Pfizer had also argued for conformity of language between s 70(5)(a) and s 70(5)(b) which both refer to “pre-TGA marketing approval”. Pre-TGA marketing approval, in relation to a substance, is defined by s 70(6) as an approval (however, described) by a Minister, or a Secretary to a Department to: (a) market the substance, or a product containing the substance, in Australia; or import into Australia the substance, or a product containing the substance. Pfizer contended that the expression “pre-TGA” was shorthand for “preTherapeutic Goods Act”. On this basis it was argued that as a first regulatory approval date before the commencement of the TGA, under which the ARTG was established, referred to marketing approval, then where “no-pre-TGA marketing approval” had been given, i.e. after the commencement of the TGA, s 70(5)(a) must be read so as to include the words “for marketing in Australia”.
However, the Court did not agree with this interpretation, observing that the TGA also provides for certain exemptions and approvals to permit marketing of the goods in Australia prior to inclusion in the ARTG. These may be given in certain, situations, for example, to allow stockpiling to deal with a potential or actual threat to public health or for sole experimental purposes in humans. Such circumstances, although within the regime of the TGA, were considered by the Court to be examples of preTGA marketing approval, “in the sense that it would be an approval given before the regime of the TGA is complied with in respect of the goods in question”.

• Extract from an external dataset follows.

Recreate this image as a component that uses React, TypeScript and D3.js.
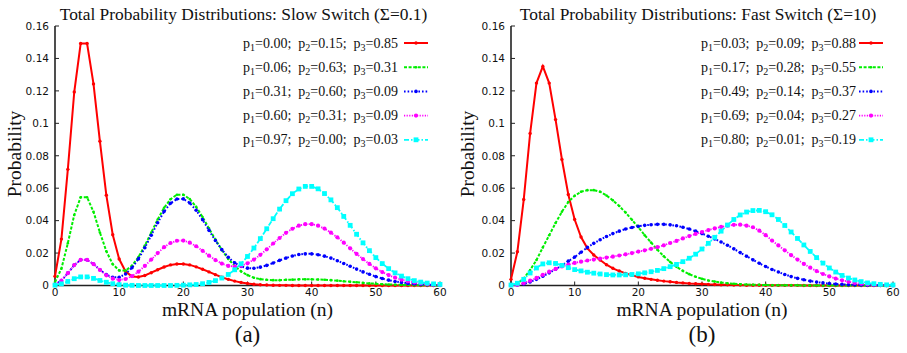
import React from "react";
import * as d3 from "d3";

const nValues: number[] = d3.range(0, 61);
const yTicks = [0, 0.02, 0.04, 0.06, 0.08, 0.1, 0.12, 0.14, 0.16];
const xTicks = [0, 10, 20, 30, 40, 50, 60];

const slowRed = [0.0057,0.0286,0.0716,0.1193,0.1492,0.1492,0.1243,0.0889,0.0557,0.0313,0.0163,0.0086,0.0056,0.0052,0.0062,0.0079,0.0097,0.0114,0.0127,0.0133,0.0133,0.0127,0.0115,0.0100,0.0084,0.0067,0.0051,0.0038,0.0027,0.0019,0.0013,0.0008,0.0005,0.0003,0.0002,0.0001,0.0001,0,0,0,0,0,0,0,0,0,0,0,0,0,0,0,0,0,0,0,0,0,0,0,0];
const slowGreen = [0.0021,0.0104,0.0261,0.0435,0.0544,0.0544,0.0454,0.0327,0.0211,0.0131,0.0093,0.0092,0.0122,0.0175,0.0246,0.0326,0.0407,0.0479,0.0532,0.0560,0.0560,0.0533,0.0485,0.0422,0.0352,0.0283,0.0219,0.0164,0.0120,0.0087,0.0064,0.0048,0.0039,0.0035,0.0033,0.0033,0.0035,0.0036,0.0038,0.0038,0.0038,0.0037,0.0035,0.0033,0.0030,0.0026,0.0023,0.0020,0.0016,0.0013,0.0011,0.0008,0.0006,0.0005,0.0004,0.0003,0.0002,0.0001,0.0001,0.0001,0.0000];
const slowBlue = [0.0006,0.0030,0.0076,0.0126,0.0158,0.0158,0.0133,0.0097,0.0067,0.0050,0.0051,0.0071,0.0109,0.0164,0.0233,0.0310,0.0387,0.0456,0.0507,0.0533,0.0534,0.0509,0.0464,0.0405,0.0340,0.0277,0.0221,0.0174,0.0140,0.0118,0.0107,0.0106,0.0113,0.0124,0.0139,0.0155,0.0169,0.0182,0.0191,0.0195,0.0195,0.0190,0.0181,0.0169,0.0153,0.0136,0.0119,0.0101,0.0084,0.0069,0.0055,0.0043,0.0033,0.0025,0.0019,0.0013,0.0010,0.0007,0.0005,0.0003,0.0002];
const slowMagenta = [0.0006,0.0030,0.0076,0.0126,0.0158,0.0158,0.0132,0.0096,0.0063,0.0042,0.0034,0.0040,0.0058,0.0085,0.0121,0.0160,0.0200,0.0236,0.0262,0.0276,0.0277,0.0264,0.0242,0.0214,0.0184,0.0157,0.0135,0.0121,0.0117,0.0122,0.0137,0.0160,0.0189,0.0223,0.0259,0.0293,0.0325,0.0350,0.0369,0.0378,0.0378,0.0369,0.0351,0.0326,0.0297,0.0264,0.0229,0.0195,0.0163,0.0133,0.0106,0.0083,0.0064,0.0048,0.0036,0.0026,0.0019,0.0013,0.0009,0.0006,0.0004];
const slowCyan = [0.0002,0.0010,0.0025,0.0042,0.0053,0.0053,0.0044,0.0031,0.0020,0.0011,0.0005,0.0002,0.0001,0,0,0,0,0,0,0.0001,0.0002,0.0004,0.0006,0.0011,0.0019,0.0030,0.0046,0.0068,0.0097,0.0134,0.0179,0.0231,0.0289,0.0350,0.0412,0.0471,0.0523,0.0566,0.0595,0.0611,0.0611,0.0596,0.0567,0.0528,0.0480,0.0426,0.0371,0.0316,0.0263,0.0215,0.0172,0.0135,0.0104,0.0078,0.0058,0.0042,0.0030,0.0021,0.0015,0.0010,0.0007];

const fastRed = [0.0038,0.0208,0.0530,0.0937,0.1248,0.1351,0.1248,0.1023,0.0777,0.0561,0.0407,0.0299,0.0229,0.0188,0.0157,0.0128,0.0106,0.0089,0.0075,0.0063,0.0053,0.0045,0.0038,0.0032,0.0027,0.0023,0.0019,0.0016,0.0013,0.0011,0.0009,0.0007,0.0006,0.0005,0.0004,0.0003,0.0003,0.0002,0.0002,0.0002,0.0002,0.0001,0.0001,0.0001,0.0001,0.0001,0,0,0,0,0,0,0,0,0,0,0,0,0,0,0];
const fastGreen = [0.0001,0.0012,0.0044,0.0095,0.0157,0.0235,0.0310,0.0385,0.0455,0.0515,0.0553,0.0578,0.0588,0.0588,0.0578,0.0555,0.0525,0.0490,0.0450,0.0405,0.0360,0.0310,0.0265,0.0220,0.0180,0.0145,0.0115,0.0090,0.0070,0.0054,0.0041,0.0031,0.0024,0.0018,0.0014,0.0011,0.0008,0.0006,0.0005,0.0004,0.0003,0.0002,0.0002,0.0001,0.0001,0.0001,0,0,0,0,0,0,0,0,0,0,0,0,0,0,0];
const fastBlue = [0,0.0003,0.0010,0.0022,0.0038,0.0057,0.0078,0.0100,0.0125,0.0150,0.0175,0.0205,0.0235,0.0260,0.0282,0.0302,0.0320,0.0335,0.0348,0.0358,0.0365,0.0371,0.0375,0.0377,0.0377,0.0374,0.0368,0.0359,0.0348,0.0335,0.0320,0.0304,0.0287,0.0268,0.0248,0.0226,0.0203,0.0180,0.0158,0.0137,0.0117,0.0099,0.0083,0.0068,0.0055,0.0044,0.0035,0.0027,0.0021,0.0016,0.0012,0.0009,0.0007,0.0005,0.0004,0.0003,0.0002,0.0002,0.0001,0.0001,0.0001];
const fastMagenta = [0,0.0005,0.0015,0.0030,0.0047,0.0066,0.0085,0.0102,0.0117,0.0129,0.0139,0.0147,0.0154,0.0160,0.0166,0.0172,0.0178,0.0185,0.0192,0.0200,0.0209,0.0217,0.0226,0.0236,0.0248,0.0262,0.0275,0.0290,0.0305,0.0318,0.0330,0.0342,0.0352,0.0361,0.0369,0.0374,0.0375,0.0369,0.0359,0.0338,0.0310,0.0277,0.0247,0.0217,0.0187,0.0160,0.0133,0.0110,0.0089,0.0071,0.0056,0.0043,0.0032,0.0023,0.0016,0.0011,0.0007,0.0005,0.0003,0.0002,0.0001];
const fastCyan = [0.0003,0.0014,0.0038,0.0077,0.0108,0.0133,0.0140,0.0136,0.0124,0.0110,0.0098,0.0090,0.0082,0.0076,0.0071,0.0067,0.0065,0.0065,0.0066,0.0068,0.0072,0.0078,0.0085,0.0093,0.0104,0.0116,0.0130,0.0147,0.0168,0.0193,0.0225,0.0260,0.0297,0.0335,0.0373,0.0407,0.0435,0.0453,0.0462,0.0463,0.0455,0.0436,0.0407,0.0370,0.0330,0.0290,0.0250,0.0210,0.0172,0.0138,0.0108,0.0083,0.0062,0.0046,0.0034,0.0024,0.0016,0.0011,0.0007,0.0004,0.0003];

const slowLegend = [
  ["0.00", "0.15", "0.85"],
  ["0.06", "0.63", "0.31"],
  ["0.31", "0.60", "0.09"],
  ["0.60", "0.31", "0.09"],
  ["0.97", "0.00", "0.03"],
];
const fastLegend = [
  ["0.03", "0.09", "0.88"],
  ["0.17", "0.28", "0.55"],
  ["0.49", "0.14", "0.37"],
  ["0.69", "0.04", "0.27"],
  ["0.80", "0.01", "0.19"],
];

type Style = { color: string; dash: string; width: number; marker: "circle" | "square"; size: number };
const styles: Style[] = [
  { color: "#ff0000", dash: "none", width: 2, marker: "circle", size: 1.7 },
  { color: "#00ee00", dash: "3,1.6", width: 2, marker: "circle", size: 1.3 },
  { color: "#0000ff", dash: "1.6,2", width: 2, marker: "circle", size: 1.8 },
  { color: "#ff00ff", dash: "1.2,1.4", width: 1.8, marker: "circle", size: 2.1 },
  { color: "#00ffff", dash: "5,2,1.5,2", width: 1.8, marker: "square", size: 2.4 },
];

const SERIF = "'Liberation Serif', 'Times New Roman', serif";
const SANS = "'DejaVu Sans', sans-serif";

type PanelProps = {
  series: number[][];
  legend: string[][];
  title: string;
  sub: string;
  x0: number;
  x1: number;
  ylabX: number;
  legendTextEnd: number;
  legendLineX0: number;
  legendLineX1: number;
};

function Marker({ s, x, y }: { s: Style; x: number; y: number }) {
  if (s.marker === "square")
    return <rect x={x - s.size} y={y - s.size} width={s.size * 2} height={s.size * 2} fill={s.color} />;
  return <circle cx={x} cy={y} r={s.size} fill={s.color} />;
}

function Panel(p: PanelProps) {
  const yTop = 26, yBot = 285.5;
  const x = d3.scaleLinear().domain([0, 60]).range([p.x0, p.x1]);
  const y = d3.scaleLinear().domain([0, 0.16]).range([yBot, yTop]);
  const line = d3.line<number>().x((_, i) => x(nValues[i])).y((v) => y(v));
  const cx = (p.x0 + p.x1) / 2;
  return (
    <g>
      <text x={cx - 4} y={20} textAnchor="middle" fontFamily={SERIF} fontSize={17.4} fill="#111">{p.title}</text>
      <line x1={p.x0} x2={p.x0} y1={yTop} y2={yBot} stroke="#222" strokeWidth={1.6} />
      <line x1={p.x0} x2={p.x1} y1={yBot} y2={yBot} stroke="#222" strokeWidth={1.6} />
      {yTicks.map((t) => (
        <g key={"y" + t}>
          <line x1={p.x0} x2={p.x0 + 4} y1={y(t)} y2={y(t)} stroke="#222" strokeWidth={1} />
          <text x={p.x0 - 6} y={y(t) + 3.8} textAnchor="end" fontFamily={SANS} fontSize={10.5} fill="#111">{d3.format("~g")(t)}</text>
        </g>
      ))}
      {xTicks.map((t) => (
        <g key={"x" + t}>
          <line x1={x(t)} x2={x(t)} y1={yBot} y2={yBot - 4} stroke="#222" strokeWidth={1} />
          <text x={x(t)} y={296} textAnchor="middle" fontFamily={SANS} fontSize={10.5} fill="#111">{t}</text>
        </g>
      ))}
      <text x={cx} y={315.5} textAnchor="middle" fontFamily={SERIF} fontSize={19.5} fill="#111">mRNA population (n)</text>
      <text x={cx} y={342} textAnchor="middle" fontFamily={SERIF} fontSize={23} fill="#111">{p.sub}</text>
      <text transform={`translate(${p.ylabX},154) rotate(-90)`} textAnchor="middle" fontFamily={SERIF} fontSize={19.5} fill="#111">Probability</text>
      {p.series.map((vals, si) => {
        const s = styles[si];
        return (
          <g key={"s" + si}>
            <path d={line(vals) || ""} fill="none" stroke={s.color} strokeWidth={s.width} strokeDasharray={s.dash} />
            {vals.map((v, i) => <Marker key={i} s={s} x={x(nValues[i])} y={y(v)} />)}
          </g>
        );
      })}
      {p.legend.map((lab, li) => {
        const s = styles[li];
        const ly = 43 + li * 24.2;
        const mid = (p.legendLineX0 + p.legendLineX1) / 2;
        return (
          <g key={"l" + li}>
            <text x={p.legendTextEnd} y={ly + 4.5} textAnchor="end" fontFamily={SERIF} fontSize={14} fill="#111">
              {lab.map((v, k) => (
                <React.Fragment key={k}>
                  <tspan dx={k === 0 ? 0 : 7}>p</tspan>
                  <tspan fontSize={10} dy={3}>{k + 1}</tspan>
                  <tspan dy={-3}>{"=" + v + (k < 2 ? ";" : "")}</tspan>
                </React.Fragment>
              ))}
            </text>
            <line x1={p.legendLineX0} x2={p.legendLineX1} y1={ly} y2={ly} stroke={s.color} strokeWidth={s.width} strokeDasharray={s.dash} />
            <Marker s={s} x={mid} y={ly} />
          </g>
        );
      })}
    </g>
  );
}

export default function App() {
  return (
    <svg width={907} height={353} style={{ position: "absolute", left: 0, top: 0, background: "#fff" }}>
      <rect width={907} height={353} fill="#fff" />
      <Panel
        series={[slowRed, slowGreen, slowBlue, slowMagenta, slowCyan]}
        legend={slowLegend}
        title="Total Probability Distributions: Slow Switch (Σ=0.1)"
        sub="(a)"
        x0={55}
        x1={440}
        ylabX={21}
        legendTextEnd={398}
        legendLineX0={404}
        legendLineX1={428}
      />
      <Panel
        series={[fastRed, fastGreen, fastBlue, fastMagenta, fastCyan]}
        legend={fastLegend}
        title="Total Probability Distributions: Fast Switch (Σ=10)"
        sub="(b)"
        x0={511}
        x1={893}
        ylabX={474}
        legendTextEnd={856}
        legendLineX0={859}
        legendLineX1={883}
      />
    </svg>
  );
}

This is an interesting conclusion as Pfizer’s interpretation that “pre-TGA” was shorthand for “pre-Therapeutic Goods Act” was one which had, up until now, been commonly accepted. Whilst the Court’s finding on this point is merely obiter, and it is likely to be a rare occurrence where such circumstances might apply, patentees seeking an extension of patent term should be mindful of any such exemptions or approvals which may have been granted before an inclusion of the goods in the ARTG as this may bring forward the timing of their application for an extension.